Here's how things have gone for the Timberwolves' Jokic-killing defense over the course of the last three games: Jokic has scored 99 points on 40-of-66 shooting, grabbed 28 rebounds, and dished 29 assists. Game 5, which the Nuggets won 112-97 last night, may have been Jokic's masterpiece. He's had plenty of great games before, and the 40-7-13 on 15-of-22 shooting he put up last night certainly qualifies, but what set this performance apart was how it was achieved. Throughout Game 5 I got the sense, perhaps for the first time in the nine seasons I've been watching him, that Jokic was trying to be mean.

The target of Jokic's bullying was Rudy Gobert, the four-time Defensive Player of the Year for whom the Timberwolves sold their future in order to acquire and install at the center of their anti-Jokic defense system. Jokic, who never really hunts his shot and constantly talks about his preference to facilitate for teammates rather than score himself, spent all of Game 5 mercilessly hunting Gobert. Jokic spent the night engineering offensive sets that would yield him a 1-on-1 matchup with Gobert, which he then used as an opportunity to construct a truly demoralizing display of bucket-getting. Here are five representative plays, ranked by their cruelty.

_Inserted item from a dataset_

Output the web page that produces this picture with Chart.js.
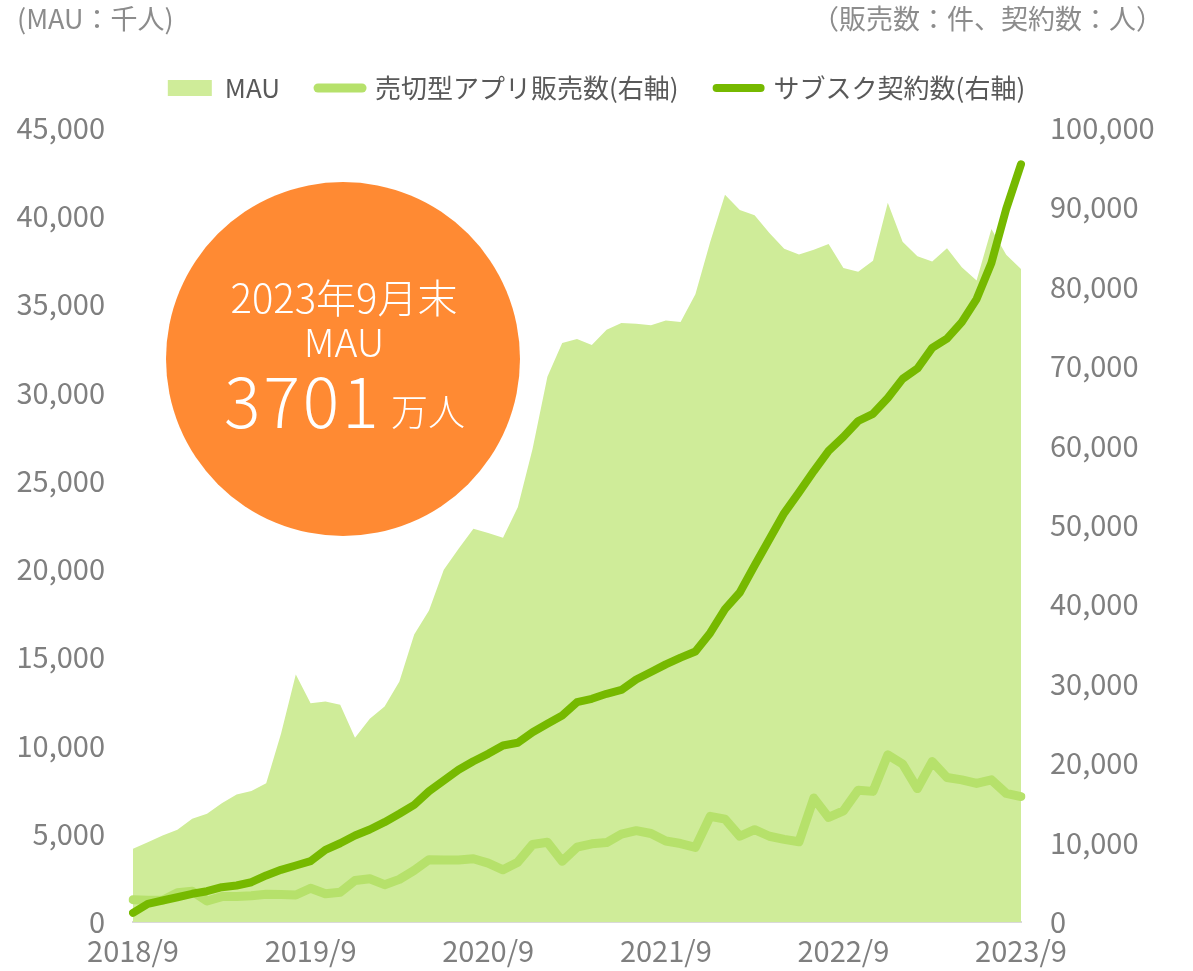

5. Turnaround fadeaway in the middle of the lane

4. Driving layup through contact

3. Haha... what... how did he...

2. Nooo, c'mon man. That's not—that kind of stuff isn't allowed

1. Pretty fucked up, if you ask me

Despite the three MVP awards and the championship ring, I still found myself caught off-guard by Jokic taking over a playoff game in this particular manner. Maybe that's by design. Maybe all the self-deprecating postgame quotes and constant talk about wanting to play the "right way" are meant to give opponents a false belief: that Jokic is too passive, too nice, to ever really meet a defense like this one with enough force to overwhelm it. That belief was certainly proven out in the first two games of this series, but now we are seeing a nastiness from Jokic that only ever occasionally reveals itself. It was there when he said, "Brother, I have 47" to Gobert all those years ago, and it was there again last night.

Even though the balance and momentum of this series have entirely flipped, I don't think the Timberwolves were necessarily wrong to arm themselves with all that size and length. They really did smother and constrict the Nuggets in a way that no other team has been able to in the Jokic era. But the wonderful thing about a seven-game series is the opportunities for adaptation that it presents. Jokic met a roster and a defensive scheme, both years in the making, specifically engineered to stop him, and he had to figure out what to do about it. In this series he has seen Jamal Murray physically overpowered and erased, Michael Porter Jr.'s shooting dry up, and Anthony Edwards get wherever he wants to go. These are problems that Jokic has been asked to solve on the fly, and he has now done that in three straight games. That, more than anything else, is what defines a truly great player—the ability to find solutions where there didn't appear to be any.

This series is far from over. It's entirely possible that Edwards and the Timberwolves will find their own solutions in Game 6, sending Jokic and the Nuggets into Game 7 with an entirely new list of issues to resolve. If that happens, Rudy Gobert better be ready.